Data block -
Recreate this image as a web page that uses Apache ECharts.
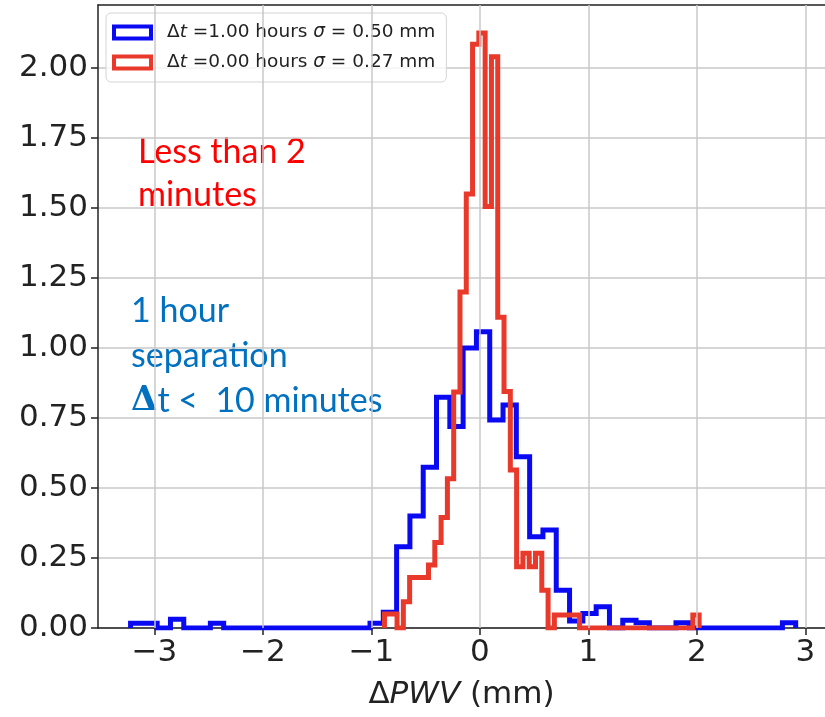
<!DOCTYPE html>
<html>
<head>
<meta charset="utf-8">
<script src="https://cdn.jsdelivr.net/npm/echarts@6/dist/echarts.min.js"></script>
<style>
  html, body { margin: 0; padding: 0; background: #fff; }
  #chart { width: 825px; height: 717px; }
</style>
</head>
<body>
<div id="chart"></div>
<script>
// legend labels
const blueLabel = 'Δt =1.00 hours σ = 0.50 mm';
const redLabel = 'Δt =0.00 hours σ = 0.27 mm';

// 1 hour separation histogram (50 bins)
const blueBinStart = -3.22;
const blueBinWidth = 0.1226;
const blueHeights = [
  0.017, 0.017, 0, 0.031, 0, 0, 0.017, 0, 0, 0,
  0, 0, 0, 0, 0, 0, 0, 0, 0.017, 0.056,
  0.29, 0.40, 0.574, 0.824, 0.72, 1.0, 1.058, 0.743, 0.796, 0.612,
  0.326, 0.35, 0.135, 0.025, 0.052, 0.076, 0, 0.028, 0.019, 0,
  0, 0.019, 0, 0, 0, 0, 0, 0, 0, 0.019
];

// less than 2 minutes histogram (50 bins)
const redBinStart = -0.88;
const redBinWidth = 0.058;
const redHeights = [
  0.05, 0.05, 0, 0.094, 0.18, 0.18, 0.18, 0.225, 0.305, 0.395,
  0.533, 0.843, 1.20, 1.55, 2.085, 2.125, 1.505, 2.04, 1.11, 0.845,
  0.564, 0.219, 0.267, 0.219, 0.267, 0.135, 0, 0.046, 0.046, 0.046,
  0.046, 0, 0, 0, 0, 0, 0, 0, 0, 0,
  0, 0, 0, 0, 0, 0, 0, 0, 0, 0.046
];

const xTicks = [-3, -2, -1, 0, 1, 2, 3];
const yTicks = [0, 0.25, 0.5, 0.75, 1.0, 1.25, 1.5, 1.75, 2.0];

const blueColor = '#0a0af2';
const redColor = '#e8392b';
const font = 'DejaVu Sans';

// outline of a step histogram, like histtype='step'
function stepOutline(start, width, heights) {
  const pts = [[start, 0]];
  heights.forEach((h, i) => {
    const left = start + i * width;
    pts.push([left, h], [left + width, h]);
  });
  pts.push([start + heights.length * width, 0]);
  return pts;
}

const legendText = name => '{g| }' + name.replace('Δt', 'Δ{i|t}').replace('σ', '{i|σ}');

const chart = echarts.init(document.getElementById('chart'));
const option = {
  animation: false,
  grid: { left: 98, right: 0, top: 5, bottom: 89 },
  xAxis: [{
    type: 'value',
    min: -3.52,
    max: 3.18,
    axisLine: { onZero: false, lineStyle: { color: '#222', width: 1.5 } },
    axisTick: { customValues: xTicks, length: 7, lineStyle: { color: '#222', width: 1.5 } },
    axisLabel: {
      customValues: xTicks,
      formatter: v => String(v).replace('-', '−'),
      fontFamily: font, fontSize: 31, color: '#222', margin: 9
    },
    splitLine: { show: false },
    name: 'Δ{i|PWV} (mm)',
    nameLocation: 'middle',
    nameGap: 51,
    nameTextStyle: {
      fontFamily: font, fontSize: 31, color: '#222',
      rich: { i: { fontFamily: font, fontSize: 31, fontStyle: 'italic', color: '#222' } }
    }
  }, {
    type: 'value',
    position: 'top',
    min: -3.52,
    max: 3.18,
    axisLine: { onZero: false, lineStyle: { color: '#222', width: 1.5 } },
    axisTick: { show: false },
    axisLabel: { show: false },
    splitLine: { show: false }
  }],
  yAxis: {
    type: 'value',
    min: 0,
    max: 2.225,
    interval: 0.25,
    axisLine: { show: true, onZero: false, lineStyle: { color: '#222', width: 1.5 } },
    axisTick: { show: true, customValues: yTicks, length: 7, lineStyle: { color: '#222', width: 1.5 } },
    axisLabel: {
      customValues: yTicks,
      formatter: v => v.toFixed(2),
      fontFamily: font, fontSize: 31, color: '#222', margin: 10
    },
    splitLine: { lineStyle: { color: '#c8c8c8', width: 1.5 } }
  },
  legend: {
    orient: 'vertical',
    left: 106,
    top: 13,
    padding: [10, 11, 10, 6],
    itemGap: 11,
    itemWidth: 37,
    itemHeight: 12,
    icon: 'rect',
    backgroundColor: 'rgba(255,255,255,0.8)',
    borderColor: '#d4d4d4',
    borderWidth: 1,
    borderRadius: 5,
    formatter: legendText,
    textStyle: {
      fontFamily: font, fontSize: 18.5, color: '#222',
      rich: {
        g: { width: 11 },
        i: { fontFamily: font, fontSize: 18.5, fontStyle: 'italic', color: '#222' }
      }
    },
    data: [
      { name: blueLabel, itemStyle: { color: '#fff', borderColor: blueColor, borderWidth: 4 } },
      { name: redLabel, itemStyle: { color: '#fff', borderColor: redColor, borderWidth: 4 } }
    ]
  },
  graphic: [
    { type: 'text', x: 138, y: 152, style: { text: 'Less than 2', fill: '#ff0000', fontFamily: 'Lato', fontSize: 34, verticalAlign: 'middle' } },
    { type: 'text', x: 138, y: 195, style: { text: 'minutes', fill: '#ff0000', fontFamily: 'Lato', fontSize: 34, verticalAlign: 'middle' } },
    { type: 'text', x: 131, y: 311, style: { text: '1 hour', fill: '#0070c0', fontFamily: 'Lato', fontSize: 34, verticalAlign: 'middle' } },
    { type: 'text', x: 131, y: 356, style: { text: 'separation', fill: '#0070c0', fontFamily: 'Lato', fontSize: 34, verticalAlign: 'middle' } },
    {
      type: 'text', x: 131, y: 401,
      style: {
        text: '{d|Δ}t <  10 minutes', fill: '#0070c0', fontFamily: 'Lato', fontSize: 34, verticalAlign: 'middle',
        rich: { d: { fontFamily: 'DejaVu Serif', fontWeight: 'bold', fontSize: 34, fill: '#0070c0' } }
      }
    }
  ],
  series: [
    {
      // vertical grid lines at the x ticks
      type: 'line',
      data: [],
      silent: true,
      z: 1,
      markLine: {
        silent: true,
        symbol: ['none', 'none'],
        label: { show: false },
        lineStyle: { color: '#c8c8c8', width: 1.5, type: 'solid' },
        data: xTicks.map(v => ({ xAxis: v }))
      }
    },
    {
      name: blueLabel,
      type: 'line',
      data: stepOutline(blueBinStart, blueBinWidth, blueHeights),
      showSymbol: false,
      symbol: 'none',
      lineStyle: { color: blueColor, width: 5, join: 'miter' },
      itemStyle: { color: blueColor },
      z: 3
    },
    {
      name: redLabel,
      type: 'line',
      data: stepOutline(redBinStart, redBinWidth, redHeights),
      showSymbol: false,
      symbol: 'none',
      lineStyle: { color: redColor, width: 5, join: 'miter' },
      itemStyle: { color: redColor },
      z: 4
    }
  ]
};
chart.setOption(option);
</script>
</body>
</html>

Given task - From the first line of the material down to the line containing "const redLabel = 'Δt", inclusive, return each line exactly, skipping any picture.

Answer to this exercise -
Recreate this image as a web page that uses Apache ECharts.
<!DOCTYPE html>
<html>
<head>
<meta charset="utf-8">
<script src="https://cdn.jsdelivr.net/npm/echarts@6/dist/echarts.min.js"></script>
<style>
  html, body { margin: 0; padding: 0; background: #fff; }
  #chart { width: 825px; height: 717px; }
</style>
</head>
<body>
<div id="chart"></div>
<script>
// legend labels
const blueLabel = 'Δt =1.00 hours σ = 0.50 mm';
const redLabel = 'Δt =0.00 hours σ = 0.27 mm';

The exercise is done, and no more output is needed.